Detachment is absence of emotional dependence, not absence of emotion
Some people fear, “If I become detached, will I become emotionless, uncaring, stone-hearted?”
No, detachment empowers us to care truly for others, for it frees us from emotional dependence on them. When we are emotionally dependent on someone, we make decisions based on considerations of their pleasure alone without considering any higher principles or purposes. Being driven by such narrow considerations, we often act against their best interests and even our best interests.
In general, if getting others’ approval becomes the sole determiner of our actions, we can’t act assertively even when it’s necessary. For example, if a physician hesitates to give an injection to a child just because the child starts screaming at them, they will fail in their duty. Multiply this scenario a million times over in gravity and we get a sense of Dhritarashtra’s dereliction of duty because of his excessive attachment to his son, Duryodhana. Because he was so emotionally dependent on Duryodhana, Dhritarashtra could never strongly put his foot down, even when Duryodhana wanted to do reprehensible things to the extent of killing his cousins or even disrobing their wife in public.

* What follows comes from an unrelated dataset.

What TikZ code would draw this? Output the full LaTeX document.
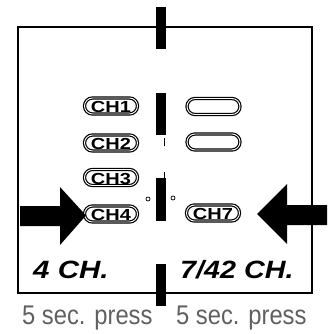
\documentclass[tikz,border=0pt]{standalone}
\usepackage{fontspec}
\setmainfont{Liberation Sans}
\newfontfamily\graysans[FakeStretch=0.88]{Liberation Sans}
\usetikzlibrary{shapes.misc}
\definecolor{graytext}{HTML}{606060}
\tikzset{
  btn/.style={rounded rectangle, draw=black, line width=1.2pt, double=white,
    double distance=0.9pt, minimum width=53pt, minimum height=16pt, inner sep=0pt,
    text height=13pt, text depth=0pt,
    font=\fontsize{16}{16}\selectfont\bfseries},
  bar/.style={fill=black, draw=none},
  bigarrow/.style={fill=black, draw=none},
  chlabel/.style={anchor=base west, inner sep=0pt, font=\fontsize{25}{27}\selectfont\bfseries\itshape},
  presslabel/.style={anchor=base west, inner sep=0pt, text=graytext, font=\graysans\fontsize{27}{29}\selectfont},
  tick/.style={line width=0.8pt},
  hole/.style={draw=black, line width=0.7pt, fill=white}
}
\newcommand{\btxt}[1]{\scalebox{1.25}[1]{#1}}
\begin{document}
\begin{tikzpicture}[x=1pt,y=-1pt]
\useasboundingbox (0,0) rectangle (327,334);
% outer box
\draw[line width=1.3pt] (18,27) rectangle (312,293);
% bars
\fill[bar] (156,7) rectangle (166,49);
\fill[bar] (156,93) rectangle (166,135);
\fill[bar] (156,178) rectangle (166,221);
\fill[bar] (156,264) rectangle (166,306);
\draw[tick] (164.5,138) -- (164.5,146);
\draw[tick] (164.5,172) -- (164.5,178);
\draw[hole] (148,199) circle (2);
\draw[hole] (173,198) circle (2);
% buttons
\node[btn] (ch1) at (111,106) {\btxt{CH1}};
\node[btn] (ch2) at (111,143) {\btxt{CH2}};
\node[btn] (ch3) at (111,177.5) {\btxt{CH3}};
\node[btn] (ch4) at (111,214) {\btxt{CH4}};
\node[btn] (r1) at (213.5,106.5) {};
\node[btn] (r2) at (213.5,142) {};
\node[btn] (ch7) at (213,213) {\btxt{CH7}};
% arrows
\fill[bigarrow] (20,206) -- (60,206) -- (60,187) -- (86,215.5) -- (60,245) -- (60,226) -- (20,226) -- cycle;
\fill[bigarrow] (327,205) -- (287,205) -- (287,184) -- (257,214) -- (287,244) -- (287,225) -- (327,225) -- cycle;
% labels
\node[chlabel] (l4) at (33,278) {\scalebox{1.18}[1]{4 CH.}};
\node[chlabel] (l7) at (180,278) {\scalebox{1.15}[1]{7/42 CH.}};
\node[presslabel] (p1) at (22,324) {5 sec. press};
\node[presslabel] (p2) at (176,324) {5 sec. press};
\end{tikzpicture}
\end{document}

Dhritarashtra’s attachment comes out in the Bhagavad-gita’s first verse (01.01) wherein he sees only Duryodhana’s party as his party, and he treats as enemies his nephews, even though they revered him like a father figure and even though he was meant to act as a surrogate father after the untimely demise of their father. If he had been even slightly detached from Duryodhana, he could have acted assertively to give the Pandavas their due, to protect Duryodhana from a painful death and to protect the world from the catastrophic Kurukshetra war.

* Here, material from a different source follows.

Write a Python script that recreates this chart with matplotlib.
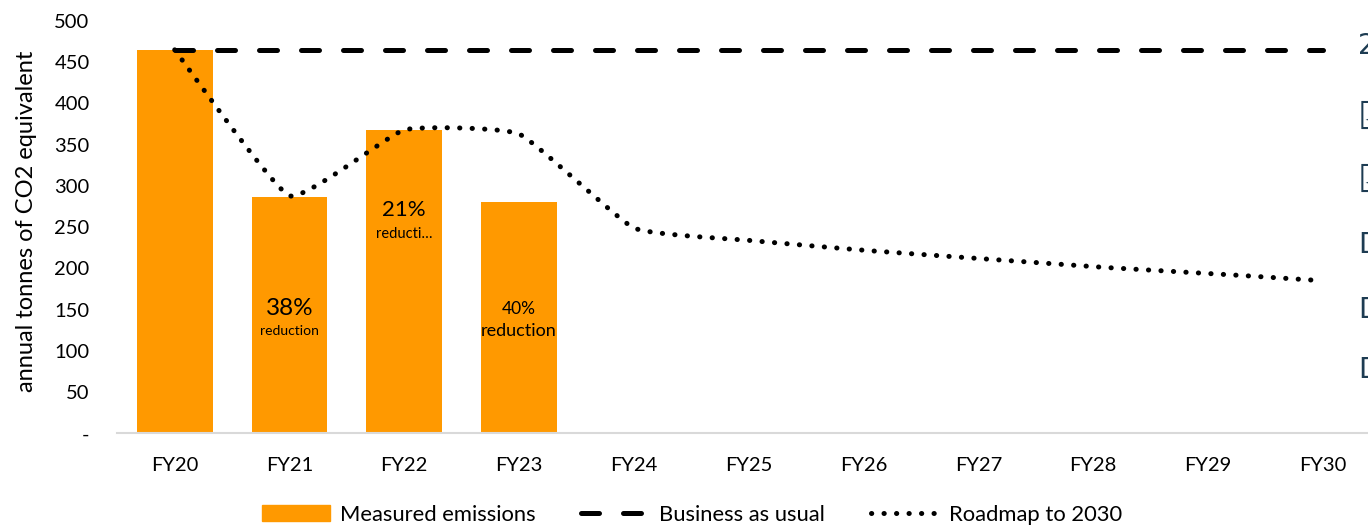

Dhritarashtra’s example illustrates that attachment weakens, whereas detachment empowers. When we cultivate detachment, we become empowered to have emotions without having emotions subvert our principle-centered life.
Think it over:
- How does detachment enable us to care truly for others? Explain with example.
- How did emotional dependence disempower Dhritarashtra?
- How can detachment empower us?
01.01 Dhritarashtra said: O Sanjaya, after my sons and the sons of Pandu assembled in the place of pilgrimage at Kuruksetra, desiring to fight, what did they do?